This week was my first trip of the season to London, slightly later in the year than normal but I have had to supervise my recovering pup, who wasn’t allowed to go play rough and tumble with his girlfriend at the dog sitters; confined to restricted exercise post op. It’s not easy keeping a dogs enthusiasm for adventure and playfulness subdued for 12 weeks! At half way through his recovery I thought I could chance a little getaway to research and browse this seasons high streets finds for you.
With only a few exceptions it wasn’t a very uplifting experience. In the week after London fashion week stores are usually brimming with delights. Instead I found poor quality, disappointing fabric choices, a sea of rail upon rail of unsustainable clothes, hanging lifelessly in fashion giant’s stores.
Disheartened by what I was seeing I decided to pretend I was a customer, not a sustainable style fanatic researching for products to love and cherish.
Ms. Kay finds herself in central London and has a little down time between meetings.

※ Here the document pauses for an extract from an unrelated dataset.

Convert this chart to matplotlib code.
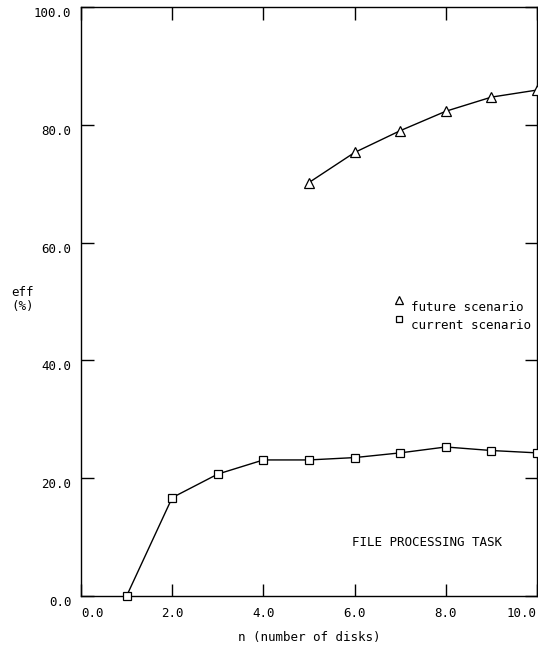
import matplotlib
matplotlib.use('Agg')
import matplotlib.pyplot as plt

# data
n_current = [1, 2, 3, 4, 5, 6, 7, 8, 9, 10]
eff_current = [0.0, 16.7, 20.7, 23.1, 23.1, 23.5, 24.3, 25.3, 24.7, 24.3]
n_future = [5, 6, 7, 8, 9, 10]
eff_future = [70.2, 75.3, 79.0, 82.3, 84.7, 85.9]

xticks = [0, 2, 4, 6, 8, 10]
yticks = [0, 20, 40, 60, 80, 100]

plt.rcParams['font.family'] = 'DejaVu Sans Mono'
plt.rcParams['font.size'] = 9

fig = plt.figure(figsize=(5.38, 6.47), dpi=100)
ax = fig.add_axes([81 / 538, 51 / 647, 456 / 538, 589 / 647])

ax.plot(n_current, eff_current, color='black', lw=1.0, marker='s', ms=5.5,
        mfc='white', mec='black', mew=0.9, clip_on=False, zorder=3)
ax.plot(n_future, eff_future, color='black', lw=1.0, marker='^', ms=6.5,
        mfc='white', mec='black', mew=0.9, clip_on=False, zorder=3)

ax.set_xlim(0, 10)
ax.set_ylim(0, 100)
ax.set_xticks(xticks)
ax.set_yticks(yticks)
ax.set_xticklabels(['%.1f' % v for v in xticks])
ax.set_yticklabels(['%.1f' % v for v in yticks], va='top')
ax.tick_params(direction='in', length=9, width=1.0, top=True, right=True)
ax.tick_params(axis='x', pad=8)
ax.tick_params(axis='y', pad=7)
xl = ax.get_xticklabels()
xl[0].set_ha('left')
xl[-1].set_ha('right')
for s in ax.spines.values():
    s.set_linewidth(1.0)

ax.set_xlabel('n (number of disks)', labelpad=8)
fig.text(11 / 538, 1 - 300 / 647, 'eff\n(%)', ha='left', va='center',
         multialignment='left', fontsize=9, linespacing=1.1)

# legend drawn by hand, like the plotter output
ax.plot([6.98], [50.2], marker='^', ms=5.5, mfc='white', mec='black',
        mew=0.9, ls='none', clip_on=False)
ax.plot([6.98], [47.0], marker='s', ms=5, mfc='white', mec='black',
        mew=0.9, ls='none', clip_on=False)
ax.text(7.23, 49.0, 'future scenario', fontsize=9, va='center')
ax.text(7.23, 46.0, 'current scenario', fontsize=9, va='center')

ax.text(5.95, 9.0, 'FILE PROCESSING TASK', fontsize=9, va='center')

fig.savefig('out.png', dpi=100)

Embracing my newly adopted persona my immediate thought was, ‘How fun, I get to go browse in the shops for an hour!’
Next immediate thought.
‘I might pick myself up something lovely to wear to the event I’m hosting next week. Or maybe, a new top to go out with the girls for supper this Saturday.’
Swiftly followed by, ‘After all, I only really have one winter going out outfit and I’m a bit bored with black, plus I wore it last time I went out.’
Does this type of chatter go through your brain cells too? Shopping with a friend this dialogue is verbalised and even endorsed to justify a new clothing purchase.
‘You deserve it, you’ve lost a bit of weight, you haven’t bought anything for ages!’
Sound familiar? I hope so or I need to go see a shrink! I know I’m not alone, a brief eavesdrop confirms the base level of conversations being carried out on shop floors and changing rooms. It’s a strange culture we have become familiar with, that there is an edge of justification already required to make a purchase, even before considering modern matters such as sustainability issues.
I didn’t find anything that I’d consider purchasing even if I did need it. I must have looked at hundreds of items up close, thousands at a distance and in doing so found the grand total of three sustainable labelled items. I should correct that. I found three items that had sustainable credentials.*
Shopping for sustainable items within the brands that dominate the high street and many online is a minefield of greenwashing, plus it ranks very low on most current consumers purchasing behaviour. That behaviour hasn’t evolved much in 50 years of ready to wear fashion. If it looks appealing, it fits and the price is right, it’s a purchase. Attempt to add ‘sustainable’ to that criterion and suddenly your options decrease to less than 1% of the stock available.
To pick myself up I headed off to Selfridges to have a quick browse of the designer collections and reacquaint myself with what I call real clothes. Beautifully made, in dreamy heavyweight fabrics with detail and craftsmanship in abundance. It was like walking out of a fast food joint and then finding myself in a Michelin star restaurant. From pile ‘em high and over stuffed rails, to space to appreciate each individual creation.
Identifying sustainable fashion in this arena was still a challenge, but at least the nausea and overwhelm of too many terrible clothes passed.
Fashion marketing at all levels sells hope. Hope on a hanger. Hoping you or your lifestyle will be magically transformed by that new purchase, at least for a little while. And there in lies the issue. Fashion always wants you to consume, style however is about curating pieces you know you will wear on repeat.
Let’s make it a real story of hope.
Let’s only buy items that show you care about what you are wearing for today and the planet of tomorrow.